As previously announced, the festival will open with the European premiere of Andy Serkis’ directorial debut “Breathe.” American Express Headline Gala “Battle of the Sexes” was also previously announced.
Cate Blanchett will head up the LFF Connects program in conversation with Julian Rosenfeldt, director of “Manifesto,” in which the actress plays 13 different characters. Director David Fincher, who is presenting the first two episodes of new Netflix show “Mindhunter” as the LLF Connects Special Presentation screening, will also take part in one of the talks, which are designed to stimulate new collaborations and ideas between filmmakers and creative leaders across the worlds of film, television, music, art, games and creative technology. Other participants include composer Nitin Sawhney, author Ian McEwan, leading VR specialist Johan Knattrup Jensen, and A.I. entrepreneur Demis Hassabis. Japanese filmmaker Takashi Miike will additionally take part in a festival Screen Talk.
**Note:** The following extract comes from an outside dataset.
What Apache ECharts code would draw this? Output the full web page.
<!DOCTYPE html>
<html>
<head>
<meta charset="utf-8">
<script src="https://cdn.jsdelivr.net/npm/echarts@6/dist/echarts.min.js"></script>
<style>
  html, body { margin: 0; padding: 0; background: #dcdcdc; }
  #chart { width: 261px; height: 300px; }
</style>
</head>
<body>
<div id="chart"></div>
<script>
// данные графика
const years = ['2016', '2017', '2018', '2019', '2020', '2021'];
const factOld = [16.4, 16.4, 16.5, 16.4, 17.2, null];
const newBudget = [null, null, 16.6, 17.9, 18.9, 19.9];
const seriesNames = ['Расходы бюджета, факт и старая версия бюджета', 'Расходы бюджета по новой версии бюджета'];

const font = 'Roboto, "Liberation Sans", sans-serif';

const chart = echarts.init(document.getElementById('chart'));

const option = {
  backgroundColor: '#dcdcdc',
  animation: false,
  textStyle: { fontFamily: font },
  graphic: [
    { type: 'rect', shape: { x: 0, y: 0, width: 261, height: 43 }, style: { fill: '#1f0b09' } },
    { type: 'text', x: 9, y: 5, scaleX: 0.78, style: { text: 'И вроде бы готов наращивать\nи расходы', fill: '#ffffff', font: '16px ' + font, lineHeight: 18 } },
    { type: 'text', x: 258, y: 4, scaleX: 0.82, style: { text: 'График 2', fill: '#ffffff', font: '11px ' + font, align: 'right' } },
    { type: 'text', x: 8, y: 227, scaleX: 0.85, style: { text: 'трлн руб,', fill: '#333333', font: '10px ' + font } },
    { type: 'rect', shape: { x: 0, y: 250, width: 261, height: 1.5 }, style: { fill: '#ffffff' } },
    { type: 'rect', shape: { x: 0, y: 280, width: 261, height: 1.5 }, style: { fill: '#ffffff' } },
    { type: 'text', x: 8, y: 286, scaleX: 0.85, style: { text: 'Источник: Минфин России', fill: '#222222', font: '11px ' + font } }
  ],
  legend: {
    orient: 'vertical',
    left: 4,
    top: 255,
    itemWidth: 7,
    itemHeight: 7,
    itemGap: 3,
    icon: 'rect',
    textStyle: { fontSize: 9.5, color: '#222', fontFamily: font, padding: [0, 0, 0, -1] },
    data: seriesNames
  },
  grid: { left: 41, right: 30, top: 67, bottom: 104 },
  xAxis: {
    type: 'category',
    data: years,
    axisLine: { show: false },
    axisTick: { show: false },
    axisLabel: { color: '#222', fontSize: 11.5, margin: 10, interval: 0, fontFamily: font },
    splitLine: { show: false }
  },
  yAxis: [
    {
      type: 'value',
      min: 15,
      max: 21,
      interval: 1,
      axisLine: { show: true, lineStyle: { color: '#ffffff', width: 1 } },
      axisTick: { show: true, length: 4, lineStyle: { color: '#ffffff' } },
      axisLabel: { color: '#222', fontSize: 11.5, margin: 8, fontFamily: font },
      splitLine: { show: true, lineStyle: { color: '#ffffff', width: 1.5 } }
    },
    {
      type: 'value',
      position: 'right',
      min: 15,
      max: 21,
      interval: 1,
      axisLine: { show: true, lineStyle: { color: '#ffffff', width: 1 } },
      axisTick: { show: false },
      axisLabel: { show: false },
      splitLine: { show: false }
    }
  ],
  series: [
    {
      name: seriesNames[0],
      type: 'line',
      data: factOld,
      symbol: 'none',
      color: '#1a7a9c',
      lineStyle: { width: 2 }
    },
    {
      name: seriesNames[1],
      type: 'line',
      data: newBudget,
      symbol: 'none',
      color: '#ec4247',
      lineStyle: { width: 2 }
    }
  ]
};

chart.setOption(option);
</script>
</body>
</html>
Stewart said that the festival remains focused in its desire to highlight films from a diverse range of filmmakers, championing new films from ethnic minority and women filmmakers and about diverse characters and subjects. More than 60 women directors are represented in the feature program, accounting for approximately 25% of the total program, including four in the official competition lineup and five in the first features section. She also highlighted titles including Joachim Trier’s “Thelma” and Robin Campillo’s “120 Beats Per Minute” as examples of what she said had been “an extraordinary year for LGBT cinema.”
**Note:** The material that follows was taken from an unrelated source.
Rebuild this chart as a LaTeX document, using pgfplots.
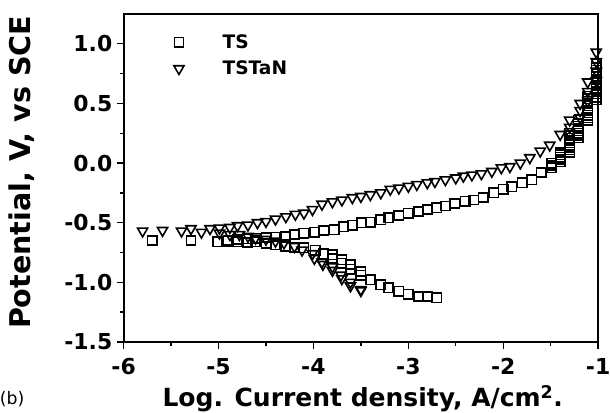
\documentclass[border=0pt]{standalone}
\usepackage{fontspec}
\setmainfont{DejaVu Sans}
\usepackage{pgfplots}
\pgfplotsset{compat=1.18}

\pgfplotstableread{
x y
-5.70 -0.65
-5.29 -0.65
-5.01 -0.66
-4.91 -0.655
-4.80 -0.66
-4.69 -0.665
-4.61 -0.66
-4.90 -0.645
-4.80 -0.64
-4.70 -0.635
-4.60 -0.63
-4.50 -0.625
-4.40 -0.62
-4.29 -0.615
-4.20 -0.60
-4.10 -0.587
-3.99 -0.58
-3.89 -0.565
-3.78 -0.56
-3.68 -0.535
-3.59 -0.52
-3.49 -0.50
-3.40 -0.495
-3.29 -0.475
-3.21 -0.46
-3.10 -0.44
-3.00 -0.42
-2.89 -0.405
-2.80 -0.39
-2.70 -0.375
-2.61 -0.36
-2.51 -0.34
-2.40 -0.32
-2.31 -0.31
-2.21 -0.29
-2.10 -0.25
-2.00 -0.22
-1.91 -0.20
-1.80 -0.165
-1.70 -0.14
-1.60 -0.08
-1.49 0.00
-1.49 -0.02
-1.49 -0.04
-1.40 0.085
-1.40 0.01
-1.40 0.03
-1.40 0.05
-1.40 0.07
-1.30 0.09
-1.30 0.11
-1.30 0.13
-1.30 0.15
-1.30 0.17
-1.30 0.19
-1.30 0.21
-1.30 0.23
-1.30 0.25
-1.21 0.21
-1.21 0.23
-1.21 0.25
-1.21 0.27
-1.21 0.29
-1.21 0.31
-1.21 0.33
-1.21 0.36
-1.11 0.36
-1.11 0.38
-1.11 0.40
-1.11 0.42
-1.11 0.44
-1.11 0.46
-1.11 0.48
-1.11 0.50
-1.11 0.52
-1.11 0.54
-1.11 0.56
-1.02 0.53
-1.02 0.55
-1.02 0.58
-1.02 0.60
-1.02 0.63
-1.02 0.65
-1.02 0.68
-1.02 0.70
-1.02 0.73
-1.02 0.75
-1.02 0.78
-1.02 0.80
-1.02 0.83
-4.50 -0.675
-4.40 -0.685
-4.29 -0.70
-4.20 -0.705
-4.10 -0.71
-3.98 -0.73
-3.89 -0.76
-3.80 -0.77
-3.80 -0.80
-3.70 -0.81
-3.70 -0.84
-3.61 -0.85
-3.61 -0.89
-3.50 -0.91
-3.50 -0.94
-3.40 -0.98
-3.29 -1.02
-3.21 -1.045
-3.10 -1.075
-3.00 -1.10
-2.89 -1.12
-2.80 -1.12
-2.70 -1.13
}\tsdata

\pgfplotstableread{
x y
-5.80 -0.57
-5.59 -0.565
-5.39 -0.57
-5.29 -0.55
-5.18 -0.58
-5.09 -0.55
-4.99 -0.545
-4.88 -0.54
-4.80 -0.525
-4.69 -0.52
-4.59 -0.50
-4.50 -0.49
-4.40 -0.47
-4.29 -0.45
-4.19 -0.43
-4.10 -0.42
-4.01 -0.39
-3.91 -0.345
-3.80 -0.325
-3.70 -0.31
-3.59 -0.29
-3.50 -0.28
-3.40 -0.265
-3.29 -0.25
-3.19 -0.22
-3.10 -0.21
-3.00 -0.195
-2.91 -0.18
-2.80 -0.165
-2.72 -0.155
-2.61 -0.14
-2.50 -0.125
-2.42 -0.11
-2.33 -0.10
-2.23 -0.09
-2.12 -0.07
-2.02 -0.04
-1.93 -0.03
-1.82 0.00
-1.72 0.045
-1.61 0.10
-1.51 0.15
-1.40 0.24
-1.30 0.36
-1.30 0.30
-1.30 0.25
-1.19 0.50
-1.19 0.44
-1.19 0.38
-1.11 0.68
-1.11 0.60
-1.11 0.52
-1.02 0.93
-1.02 0.85
-1.02 0.77
-1.02 0.69
-4.99 -0.587
-4.88 -0.60
-4.78 -0.60
-4.69 -0.615
-4.61 -0.63
-4.50 -0.64
-4.40 -0.655
-4.31 -0.67
-4.20 -0.70
-4.12 -0.73
-4.01 -0.76
-3.99 -0.80
-3.91 -0.83
-3.90 -0.85
-3.80 -0.87
-3.80 -0.90
-3.71 -0.94
-3.70 -0.97
-3.61 -1.00
-3.61 -1.03
-3.50 -1.06
-3.50 -1.07
}\tstandata

\begin{document}
\begin{tikzpicture}
\begin{axis}[
  scale only axis,
  width=357pt, height=246.75pt,
  xmin=-6, xmax=-1, ymin=-1.5, ymax=1.25,
  xtick={-6,-5,-4,-3,-2,-1},
  ytick={-1.5,-1,-0.5,0,0.5,1},
  minor xtick={-5.5,-4.5,-3.5,-2.5,-1.5},
  minor ytick={-1.25,-0.75,-0.25,0.25,0.75},
  axis line style={line width=1.5pt},
  tick style={line width=1pt, black},
  major tick length=5pt, minor tick length=3pt,
  tick align=outside, xtick pos=bottom, ytick pos=left,
  /pgf/number format/assume math mode=true,
  ticklabel style={font=\fontsize{16.5}{18}\selectfont\bfseries},
  yticklabel style={/pgf/number format/.cd, fixed, fixed zerofill, precision=1},
  xticklabel style={yshift=-4pt},
  xlabel={Log. Current density, A/cm\textsuperscript{2}.},
  ylabel={Potential, V, vs SCE},
  xlabel style={font=\fontsize{18.8}{22}\selectfont\bfseries, at={(axis description cs:0.504,-0.1976)}, anchor=base},
  ylabel style={font=\fontsize{21.5}{24}\selectfont\bfseries, at={(axis description cs:-0.214,0.517)}, anchor=center, rotate=0},
  legend style={draw=none, fill=none, at={(0.097,0.955)}, anchor=north west,
    font=\fontsize{14}{16}\selectfont\bfseries, row sep=4pt,
    /tikz/every odd column/.append style={column sep=27pt}},
  legend cell align=left,
]
\addplot[only marks, mark=square, mark size=3.5pt, mark options={line width=1.2pt, black}] table {\tsdata};
\addlegendentry{TS}
\addplot[only marks, mark=triangle, mark size=4.4pt, mark options={rotate=180, line width=1.2pt, black}] table {\tstandata};
\addlegendentry{TSTaN}
\coordinate (bbsw) at (rel axis cs:-0.2605,-0.2158);
\coordinate (bbne) at (rel axis cs:1.025,1.0426);
\coordinate (blabel) at (rel axis cs:-0.235,-0.175);
\end{axis}
\node[font=\fontsize{13}{15}\selectfont] at (blabel) {(b)};
\pgfresetboundingbox
\path[use as bounding box] (bbsw) rectangle (bbne);
\end{tikzpicture}
\end{document}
The festival will also see the return of its purpose-built Embankment Gardens Cinema, the 820-seat pop-up venue that made its debut at the 2016 festival, accounting for 26,000 of the 2016 festival’s 28,000 (18%) bump in ticket sales over 2015. The venue, which has been shortlisted as Best Outdoor Experience 2016 at the U.K. Event Awards, will once again be the home of the festival’s strand galas and official competition titles.
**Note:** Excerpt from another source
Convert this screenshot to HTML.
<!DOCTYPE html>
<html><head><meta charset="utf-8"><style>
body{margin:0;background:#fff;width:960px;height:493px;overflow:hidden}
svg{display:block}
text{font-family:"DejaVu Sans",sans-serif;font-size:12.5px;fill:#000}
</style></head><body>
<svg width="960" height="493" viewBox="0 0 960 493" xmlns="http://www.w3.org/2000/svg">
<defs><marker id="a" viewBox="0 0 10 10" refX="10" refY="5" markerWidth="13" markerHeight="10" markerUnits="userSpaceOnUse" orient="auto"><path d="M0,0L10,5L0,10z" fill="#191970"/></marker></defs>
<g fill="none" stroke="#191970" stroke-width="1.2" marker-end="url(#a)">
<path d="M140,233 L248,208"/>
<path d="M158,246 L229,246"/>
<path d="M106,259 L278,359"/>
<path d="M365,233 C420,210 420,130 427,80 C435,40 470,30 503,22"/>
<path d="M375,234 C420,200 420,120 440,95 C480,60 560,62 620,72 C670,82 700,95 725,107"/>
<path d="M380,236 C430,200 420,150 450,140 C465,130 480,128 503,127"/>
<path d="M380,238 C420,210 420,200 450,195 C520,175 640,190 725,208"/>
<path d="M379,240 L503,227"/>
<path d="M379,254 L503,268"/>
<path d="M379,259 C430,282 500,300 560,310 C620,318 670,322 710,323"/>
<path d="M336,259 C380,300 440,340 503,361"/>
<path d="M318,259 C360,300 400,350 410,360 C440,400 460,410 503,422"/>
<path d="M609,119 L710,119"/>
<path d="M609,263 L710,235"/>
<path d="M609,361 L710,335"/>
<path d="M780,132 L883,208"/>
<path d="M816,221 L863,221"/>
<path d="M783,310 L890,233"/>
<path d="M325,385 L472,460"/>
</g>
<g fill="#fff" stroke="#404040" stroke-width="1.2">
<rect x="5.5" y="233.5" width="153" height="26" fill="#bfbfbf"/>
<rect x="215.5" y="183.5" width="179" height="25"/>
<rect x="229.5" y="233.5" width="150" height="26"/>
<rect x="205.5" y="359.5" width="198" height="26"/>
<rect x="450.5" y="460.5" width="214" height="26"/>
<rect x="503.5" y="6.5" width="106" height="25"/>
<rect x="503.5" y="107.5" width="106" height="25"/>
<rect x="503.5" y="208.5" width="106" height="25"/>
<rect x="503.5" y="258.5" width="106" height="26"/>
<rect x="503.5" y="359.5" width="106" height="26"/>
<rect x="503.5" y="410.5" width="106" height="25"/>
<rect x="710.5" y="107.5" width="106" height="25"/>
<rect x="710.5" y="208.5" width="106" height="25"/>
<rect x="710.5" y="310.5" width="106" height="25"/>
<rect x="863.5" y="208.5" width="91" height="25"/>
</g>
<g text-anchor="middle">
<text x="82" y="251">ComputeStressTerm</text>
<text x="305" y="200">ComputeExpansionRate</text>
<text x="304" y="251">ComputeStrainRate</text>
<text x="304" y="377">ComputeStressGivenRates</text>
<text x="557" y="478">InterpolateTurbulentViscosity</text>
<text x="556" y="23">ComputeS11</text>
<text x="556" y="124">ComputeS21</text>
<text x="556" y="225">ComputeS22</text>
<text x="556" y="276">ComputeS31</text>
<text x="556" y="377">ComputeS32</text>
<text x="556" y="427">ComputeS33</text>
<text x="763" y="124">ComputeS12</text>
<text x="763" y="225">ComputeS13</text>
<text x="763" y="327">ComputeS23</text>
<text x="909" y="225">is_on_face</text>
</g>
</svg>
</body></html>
The competition lineup includes the world premiere of Majid Majidi’s “Beyond the Clouds”; European premieres for Xavier Beauvois’ “The Guardians,” Azazel Jacobs’ “The Lovers” and Cory Finley’s “Thoroughbred”; and U.K. premieres for Campillo’s “120 Beats Per Minute,” Vivian Qu’s “Angels Wear White,” Nora Twomey’s “The Breadwinner,” Juliana Rojas and Marco Dutra’s “Good Manners,” Andrew Haigh’s “Lean on Pete,” Andrey Zvyagintsev’s “Loveless,” Thornton’s “Sweet Country,” and Annemarie Jacir’s “Wajib.”
As usual the festival’s program is organized into thematic strands, with an 11th strand, Create, added this year. Stewart says the new strand will celebrate the creative process “in all its forms” including music, film, art and dance. The Create gala will be Michel Hazanavicius’ “Redoubtable.” Other films in the new strand include the U.K. premiere of Dorota Kobiela and Hugh Welchman’s fully painted animated film “Loving Vincent,” which will be broadcast live to cinemas across the U.K. from London’s National Gallery; Rosenfeldt’s “Manifesto”; and Abbas Kiarostami’s final film, “24 Frames.”
Other strand galas include: Francois Ozon’s “Amant Double” (Dare); Miike’s “Blade of the Immortal” (Thrill); Noah Baumbach’s Netflix feature “The Meyerowitz Stories [New and Selected]” (Laugh); Trier’s “Thelma” (Cult); and Todd Haynes “Wonderstruck” (Journey).
The 61st BFI London Film Festival runs Oct. 4-15. Record attendance at last year’s festival totaled 184,700.